**TASK STATEMENT:**
Check each line of the entries below for the string "using"; copy every line where it appears.

**MATERIAL TO PROCESS:**
+ + + + +

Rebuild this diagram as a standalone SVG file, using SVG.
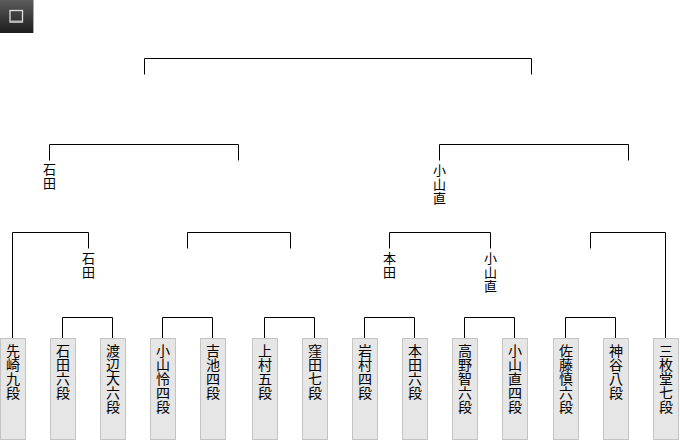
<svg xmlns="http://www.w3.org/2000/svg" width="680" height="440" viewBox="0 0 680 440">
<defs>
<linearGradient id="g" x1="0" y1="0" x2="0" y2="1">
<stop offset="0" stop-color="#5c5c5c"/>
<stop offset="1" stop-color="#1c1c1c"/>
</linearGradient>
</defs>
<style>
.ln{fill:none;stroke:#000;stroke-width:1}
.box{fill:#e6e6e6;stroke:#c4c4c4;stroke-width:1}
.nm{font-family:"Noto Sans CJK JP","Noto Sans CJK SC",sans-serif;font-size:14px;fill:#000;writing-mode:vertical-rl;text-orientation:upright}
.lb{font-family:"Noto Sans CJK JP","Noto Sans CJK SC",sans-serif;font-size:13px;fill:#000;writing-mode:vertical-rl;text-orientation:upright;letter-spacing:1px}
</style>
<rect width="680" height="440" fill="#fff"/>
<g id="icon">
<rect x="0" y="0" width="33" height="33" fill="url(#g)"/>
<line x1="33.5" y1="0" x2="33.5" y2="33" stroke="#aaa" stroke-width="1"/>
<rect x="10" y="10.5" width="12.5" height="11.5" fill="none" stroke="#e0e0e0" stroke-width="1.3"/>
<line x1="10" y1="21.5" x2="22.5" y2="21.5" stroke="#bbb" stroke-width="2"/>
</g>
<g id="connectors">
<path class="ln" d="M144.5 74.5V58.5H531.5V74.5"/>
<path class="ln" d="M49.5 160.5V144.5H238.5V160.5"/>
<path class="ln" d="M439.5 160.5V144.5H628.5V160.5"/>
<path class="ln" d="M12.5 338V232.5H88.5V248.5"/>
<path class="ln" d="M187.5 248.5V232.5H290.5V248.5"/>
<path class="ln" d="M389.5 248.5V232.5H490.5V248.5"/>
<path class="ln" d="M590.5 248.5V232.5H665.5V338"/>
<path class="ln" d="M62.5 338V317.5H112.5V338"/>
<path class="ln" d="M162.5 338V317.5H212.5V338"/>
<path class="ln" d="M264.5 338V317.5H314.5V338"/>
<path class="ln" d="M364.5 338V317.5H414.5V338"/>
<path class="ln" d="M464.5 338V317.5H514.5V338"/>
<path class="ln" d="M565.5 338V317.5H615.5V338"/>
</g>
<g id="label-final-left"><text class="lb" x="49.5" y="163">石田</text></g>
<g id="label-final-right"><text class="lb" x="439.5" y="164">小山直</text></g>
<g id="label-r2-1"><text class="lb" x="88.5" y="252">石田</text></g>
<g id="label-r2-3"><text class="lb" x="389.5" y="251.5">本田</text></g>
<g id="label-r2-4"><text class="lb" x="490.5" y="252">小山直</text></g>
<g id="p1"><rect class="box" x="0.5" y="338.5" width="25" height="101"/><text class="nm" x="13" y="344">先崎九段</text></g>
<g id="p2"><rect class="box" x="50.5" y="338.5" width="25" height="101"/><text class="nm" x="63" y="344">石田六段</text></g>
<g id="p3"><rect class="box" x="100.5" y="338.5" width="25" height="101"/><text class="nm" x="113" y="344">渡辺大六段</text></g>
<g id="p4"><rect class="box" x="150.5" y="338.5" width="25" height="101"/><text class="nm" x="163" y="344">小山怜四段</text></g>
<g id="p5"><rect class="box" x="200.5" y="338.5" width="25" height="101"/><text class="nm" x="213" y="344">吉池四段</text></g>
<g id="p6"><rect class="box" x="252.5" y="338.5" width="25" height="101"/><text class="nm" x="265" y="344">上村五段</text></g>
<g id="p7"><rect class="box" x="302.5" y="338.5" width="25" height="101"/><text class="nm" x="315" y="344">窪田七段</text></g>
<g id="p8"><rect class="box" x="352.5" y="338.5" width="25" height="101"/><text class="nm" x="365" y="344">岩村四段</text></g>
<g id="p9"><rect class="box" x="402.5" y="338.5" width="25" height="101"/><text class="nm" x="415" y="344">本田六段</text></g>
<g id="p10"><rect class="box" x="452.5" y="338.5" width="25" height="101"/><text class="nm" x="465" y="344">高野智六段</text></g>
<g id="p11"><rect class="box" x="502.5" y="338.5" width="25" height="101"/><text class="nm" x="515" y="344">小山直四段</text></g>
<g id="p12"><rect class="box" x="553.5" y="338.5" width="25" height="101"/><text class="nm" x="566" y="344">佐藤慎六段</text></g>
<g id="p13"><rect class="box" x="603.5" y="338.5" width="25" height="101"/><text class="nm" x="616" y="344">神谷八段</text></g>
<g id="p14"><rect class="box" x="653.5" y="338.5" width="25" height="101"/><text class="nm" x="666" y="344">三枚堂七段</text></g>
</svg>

+ + + + +

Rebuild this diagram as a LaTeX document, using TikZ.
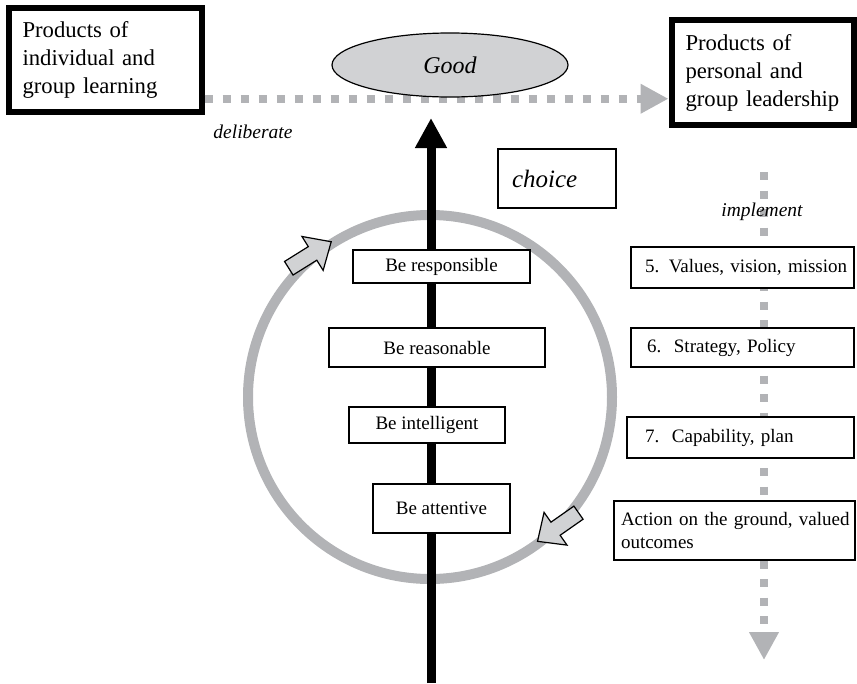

+ + + + +

**TASK OUTPUT:**
Rebuild this diagram as a standalone SVG file, using SVG.
Rebuild this diagram as a LaTeX document, using TikZ.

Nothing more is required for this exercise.